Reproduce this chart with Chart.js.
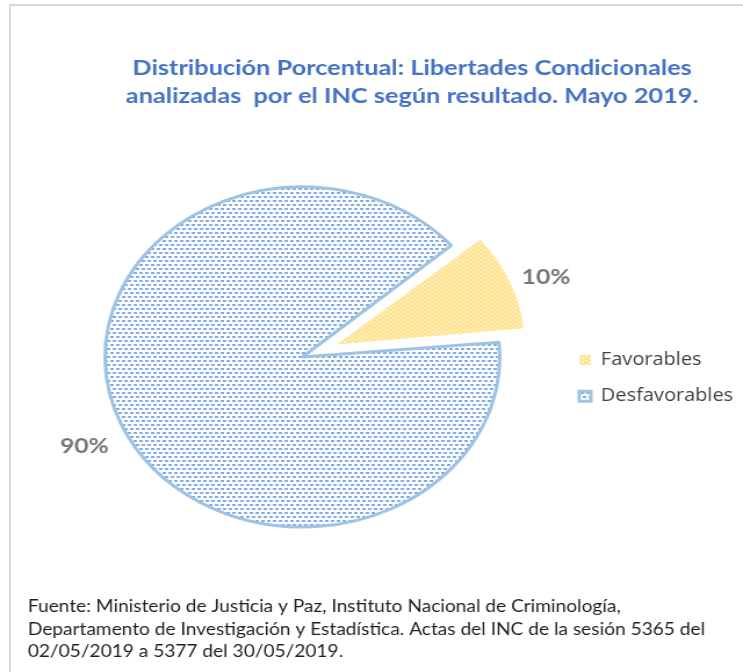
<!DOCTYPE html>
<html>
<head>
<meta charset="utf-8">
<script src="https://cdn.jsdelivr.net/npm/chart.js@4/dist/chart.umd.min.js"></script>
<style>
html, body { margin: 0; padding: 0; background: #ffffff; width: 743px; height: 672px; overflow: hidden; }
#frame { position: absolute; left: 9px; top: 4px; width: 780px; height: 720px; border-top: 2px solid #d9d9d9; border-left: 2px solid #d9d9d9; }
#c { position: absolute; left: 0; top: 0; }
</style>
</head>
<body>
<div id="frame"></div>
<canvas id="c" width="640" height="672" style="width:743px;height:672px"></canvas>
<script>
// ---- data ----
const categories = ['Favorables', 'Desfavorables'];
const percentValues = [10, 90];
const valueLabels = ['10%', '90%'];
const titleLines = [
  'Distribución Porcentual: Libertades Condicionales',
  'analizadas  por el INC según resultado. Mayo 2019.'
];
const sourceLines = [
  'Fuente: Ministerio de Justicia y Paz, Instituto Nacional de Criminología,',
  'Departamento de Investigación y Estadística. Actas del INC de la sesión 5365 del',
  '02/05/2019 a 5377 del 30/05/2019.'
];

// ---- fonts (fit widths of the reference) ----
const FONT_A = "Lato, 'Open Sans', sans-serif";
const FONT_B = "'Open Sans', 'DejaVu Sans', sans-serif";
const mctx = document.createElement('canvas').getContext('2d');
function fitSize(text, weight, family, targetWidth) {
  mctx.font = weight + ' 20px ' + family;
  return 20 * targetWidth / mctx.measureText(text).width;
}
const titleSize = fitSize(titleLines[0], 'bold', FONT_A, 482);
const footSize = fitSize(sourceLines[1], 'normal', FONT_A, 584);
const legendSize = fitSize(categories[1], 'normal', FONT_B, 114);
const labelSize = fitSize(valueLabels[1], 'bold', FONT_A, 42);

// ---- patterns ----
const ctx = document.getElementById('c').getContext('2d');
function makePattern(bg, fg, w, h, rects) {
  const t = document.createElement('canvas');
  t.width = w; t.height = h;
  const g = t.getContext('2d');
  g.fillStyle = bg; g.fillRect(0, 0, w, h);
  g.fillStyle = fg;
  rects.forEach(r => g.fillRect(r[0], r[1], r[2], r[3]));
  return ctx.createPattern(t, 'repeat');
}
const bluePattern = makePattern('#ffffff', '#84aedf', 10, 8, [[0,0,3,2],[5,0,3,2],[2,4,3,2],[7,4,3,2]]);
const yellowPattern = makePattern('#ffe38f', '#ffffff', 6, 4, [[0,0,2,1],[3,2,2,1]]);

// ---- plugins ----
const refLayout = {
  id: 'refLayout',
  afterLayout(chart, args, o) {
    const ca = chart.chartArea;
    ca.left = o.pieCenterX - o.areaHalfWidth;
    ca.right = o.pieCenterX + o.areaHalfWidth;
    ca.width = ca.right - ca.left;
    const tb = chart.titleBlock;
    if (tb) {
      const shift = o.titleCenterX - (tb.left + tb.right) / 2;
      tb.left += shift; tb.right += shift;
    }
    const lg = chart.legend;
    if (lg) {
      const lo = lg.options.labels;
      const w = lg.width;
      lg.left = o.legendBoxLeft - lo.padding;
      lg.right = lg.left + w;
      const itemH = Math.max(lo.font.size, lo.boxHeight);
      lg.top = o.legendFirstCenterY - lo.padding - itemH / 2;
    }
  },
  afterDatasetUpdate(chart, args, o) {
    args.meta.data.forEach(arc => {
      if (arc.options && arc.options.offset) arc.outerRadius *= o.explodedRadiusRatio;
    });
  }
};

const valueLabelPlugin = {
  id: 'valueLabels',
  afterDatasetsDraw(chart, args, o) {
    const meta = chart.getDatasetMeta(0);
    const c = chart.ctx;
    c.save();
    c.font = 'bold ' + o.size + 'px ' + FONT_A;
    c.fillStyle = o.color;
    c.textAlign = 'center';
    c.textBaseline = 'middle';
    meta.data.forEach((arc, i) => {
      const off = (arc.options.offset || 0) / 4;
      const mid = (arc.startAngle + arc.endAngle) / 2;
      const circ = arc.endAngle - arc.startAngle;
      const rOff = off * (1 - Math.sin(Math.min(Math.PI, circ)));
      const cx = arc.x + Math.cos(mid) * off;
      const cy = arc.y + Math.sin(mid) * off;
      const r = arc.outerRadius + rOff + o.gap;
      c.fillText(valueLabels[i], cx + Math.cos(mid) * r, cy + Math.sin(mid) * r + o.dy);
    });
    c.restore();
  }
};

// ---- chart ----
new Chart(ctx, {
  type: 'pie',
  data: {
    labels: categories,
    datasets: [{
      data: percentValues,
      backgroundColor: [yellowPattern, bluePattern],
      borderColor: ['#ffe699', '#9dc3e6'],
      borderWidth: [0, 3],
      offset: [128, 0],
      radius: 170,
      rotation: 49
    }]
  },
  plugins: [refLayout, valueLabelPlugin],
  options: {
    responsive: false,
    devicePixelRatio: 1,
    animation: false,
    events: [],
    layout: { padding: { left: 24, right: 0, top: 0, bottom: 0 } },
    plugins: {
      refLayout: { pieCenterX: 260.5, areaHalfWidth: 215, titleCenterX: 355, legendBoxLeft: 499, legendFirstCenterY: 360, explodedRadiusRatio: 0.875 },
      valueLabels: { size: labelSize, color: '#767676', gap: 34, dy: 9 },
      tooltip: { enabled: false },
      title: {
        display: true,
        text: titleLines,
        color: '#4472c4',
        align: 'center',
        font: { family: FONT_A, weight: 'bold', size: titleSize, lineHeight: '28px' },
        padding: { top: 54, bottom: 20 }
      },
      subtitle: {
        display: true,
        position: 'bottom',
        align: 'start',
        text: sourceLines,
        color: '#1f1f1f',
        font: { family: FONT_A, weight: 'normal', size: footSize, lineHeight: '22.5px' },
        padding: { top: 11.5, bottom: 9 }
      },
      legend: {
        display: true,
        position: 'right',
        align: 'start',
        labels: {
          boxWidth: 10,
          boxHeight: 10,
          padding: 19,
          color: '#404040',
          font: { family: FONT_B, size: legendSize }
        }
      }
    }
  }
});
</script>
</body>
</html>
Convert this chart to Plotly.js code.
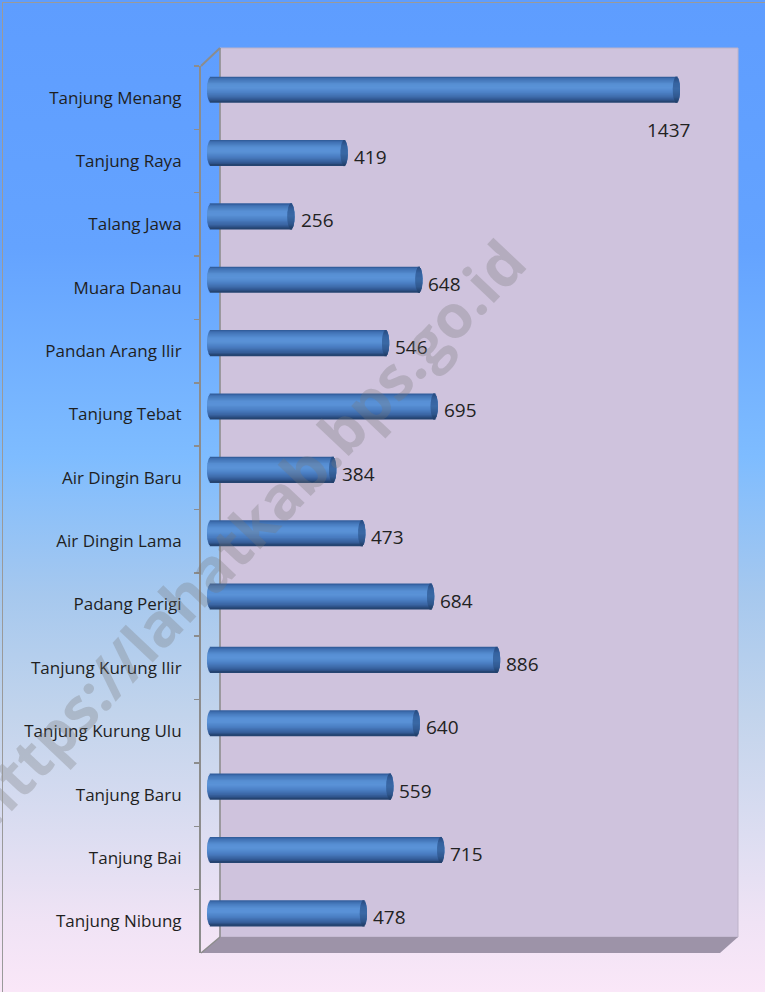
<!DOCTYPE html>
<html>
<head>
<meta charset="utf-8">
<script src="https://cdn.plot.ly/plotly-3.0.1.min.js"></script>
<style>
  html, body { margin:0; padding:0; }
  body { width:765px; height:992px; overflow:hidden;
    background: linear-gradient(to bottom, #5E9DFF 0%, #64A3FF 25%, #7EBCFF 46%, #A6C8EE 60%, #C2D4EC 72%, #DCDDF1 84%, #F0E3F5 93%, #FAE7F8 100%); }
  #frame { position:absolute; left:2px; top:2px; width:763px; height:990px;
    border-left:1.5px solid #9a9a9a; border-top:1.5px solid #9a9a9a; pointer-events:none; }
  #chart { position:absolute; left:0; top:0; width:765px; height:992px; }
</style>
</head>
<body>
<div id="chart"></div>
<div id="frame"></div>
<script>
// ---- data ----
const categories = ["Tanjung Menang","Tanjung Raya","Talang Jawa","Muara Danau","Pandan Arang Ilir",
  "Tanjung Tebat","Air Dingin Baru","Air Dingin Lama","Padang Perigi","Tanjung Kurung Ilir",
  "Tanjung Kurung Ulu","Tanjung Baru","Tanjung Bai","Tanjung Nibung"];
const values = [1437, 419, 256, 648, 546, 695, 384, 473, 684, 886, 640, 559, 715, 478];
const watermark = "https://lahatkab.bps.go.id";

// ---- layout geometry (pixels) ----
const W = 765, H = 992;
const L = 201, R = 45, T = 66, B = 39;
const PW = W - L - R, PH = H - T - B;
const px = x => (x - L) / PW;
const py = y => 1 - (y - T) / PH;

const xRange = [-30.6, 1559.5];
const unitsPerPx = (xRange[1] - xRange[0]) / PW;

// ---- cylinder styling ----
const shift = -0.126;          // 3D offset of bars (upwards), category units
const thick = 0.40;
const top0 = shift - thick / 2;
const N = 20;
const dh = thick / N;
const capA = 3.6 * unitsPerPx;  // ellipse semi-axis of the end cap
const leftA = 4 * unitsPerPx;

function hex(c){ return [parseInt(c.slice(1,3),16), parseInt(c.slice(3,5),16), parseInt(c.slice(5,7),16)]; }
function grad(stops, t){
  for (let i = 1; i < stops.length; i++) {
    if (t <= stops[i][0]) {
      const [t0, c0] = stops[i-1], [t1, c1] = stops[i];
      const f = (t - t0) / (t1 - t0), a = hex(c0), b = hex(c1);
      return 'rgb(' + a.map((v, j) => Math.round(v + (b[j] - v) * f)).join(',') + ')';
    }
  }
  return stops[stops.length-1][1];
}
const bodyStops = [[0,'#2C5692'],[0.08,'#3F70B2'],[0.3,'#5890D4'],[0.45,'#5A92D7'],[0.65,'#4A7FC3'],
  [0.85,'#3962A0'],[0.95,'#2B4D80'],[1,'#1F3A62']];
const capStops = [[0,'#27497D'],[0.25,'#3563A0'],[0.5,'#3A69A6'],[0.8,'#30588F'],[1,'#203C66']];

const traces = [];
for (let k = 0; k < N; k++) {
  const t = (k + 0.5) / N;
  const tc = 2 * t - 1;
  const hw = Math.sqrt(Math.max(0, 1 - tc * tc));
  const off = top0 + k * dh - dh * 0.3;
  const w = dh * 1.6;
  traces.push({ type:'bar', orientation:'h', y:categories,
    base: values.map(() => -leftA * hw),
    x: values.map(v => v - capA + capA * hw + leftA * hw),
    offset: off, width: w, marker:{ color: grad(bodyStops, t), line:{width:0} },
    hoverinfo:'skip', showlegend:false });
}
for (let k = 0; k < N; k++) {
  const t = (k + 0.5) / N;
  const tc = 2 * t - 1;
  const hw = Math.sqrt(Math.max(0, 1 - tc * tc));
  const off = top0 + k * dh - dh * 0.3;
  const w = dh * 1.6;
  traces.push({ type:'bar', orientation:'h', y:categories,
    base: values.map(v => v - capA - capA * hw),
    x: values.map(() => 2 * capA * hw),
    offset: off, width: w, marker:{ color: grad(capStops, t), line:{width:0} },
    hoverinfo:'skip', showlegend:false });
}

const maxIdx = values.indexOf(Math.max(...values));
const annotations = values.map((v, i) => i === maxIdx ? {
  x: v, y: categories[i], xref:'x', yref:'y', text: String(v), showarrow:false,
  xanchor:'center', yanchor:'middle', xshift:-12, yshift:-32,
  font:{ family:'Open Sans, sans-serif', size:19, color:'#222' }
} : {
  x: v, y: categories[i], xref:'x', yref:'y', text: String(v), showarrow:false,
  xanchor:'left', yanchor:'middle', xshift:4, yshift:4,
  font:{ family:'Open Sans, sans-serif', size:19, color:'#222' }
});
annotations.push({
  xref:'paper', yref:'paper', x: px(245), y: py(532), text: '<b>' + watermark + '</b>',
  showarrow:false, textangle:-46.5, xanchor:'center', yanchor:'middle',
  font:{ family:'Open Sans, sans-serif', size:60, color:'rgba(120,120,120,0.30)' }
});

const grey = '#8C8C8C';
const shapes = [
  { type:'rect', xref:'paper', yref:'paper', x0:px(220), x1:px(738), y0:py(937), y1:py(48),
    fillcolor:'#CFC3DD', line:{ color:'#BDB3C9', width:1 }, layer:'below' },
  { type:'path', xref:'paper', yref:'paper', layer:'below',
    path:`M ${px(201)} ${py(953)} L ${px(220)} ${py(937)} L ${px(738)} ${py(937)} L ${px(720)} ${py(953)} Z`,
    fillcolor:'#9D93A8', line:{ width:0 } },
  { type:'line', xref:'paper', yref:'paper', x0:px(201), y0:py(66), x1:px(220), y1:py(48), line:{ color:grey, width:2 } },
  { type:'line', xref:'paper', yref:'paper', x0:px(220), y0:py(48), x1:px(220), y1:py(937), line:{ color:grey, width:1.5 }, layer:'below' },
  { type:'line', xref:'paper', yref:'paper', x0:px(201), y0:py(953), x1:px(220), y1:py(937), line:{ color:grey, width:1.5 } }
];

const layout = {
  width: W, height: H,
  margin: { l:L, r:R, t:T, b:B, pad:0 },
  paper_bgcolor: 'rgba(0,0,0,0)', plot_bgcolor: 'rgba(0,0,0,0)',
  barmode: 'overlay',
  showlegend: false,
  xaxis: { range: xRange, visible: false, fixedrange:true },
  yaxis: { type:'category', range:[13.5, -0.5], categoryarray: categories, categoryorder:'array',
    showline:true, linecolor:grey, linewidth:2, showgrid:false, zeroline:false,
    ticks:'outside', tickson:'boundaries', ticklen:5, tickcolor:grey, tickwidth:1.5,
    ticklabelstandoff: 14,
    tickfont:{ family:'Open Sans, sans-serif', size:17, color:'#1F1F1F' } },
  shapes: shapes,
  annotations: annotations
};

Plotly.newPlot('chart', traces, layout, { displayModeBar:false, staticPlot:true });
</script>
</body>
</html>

-----

## WHAT IS BEING ASKED
Look through the data above. Find each line with the string "this" and copy it.

## CORRECT OUTPUT
Reproduce this chart with Chart.js.
Convert this chart to Plotly.js code.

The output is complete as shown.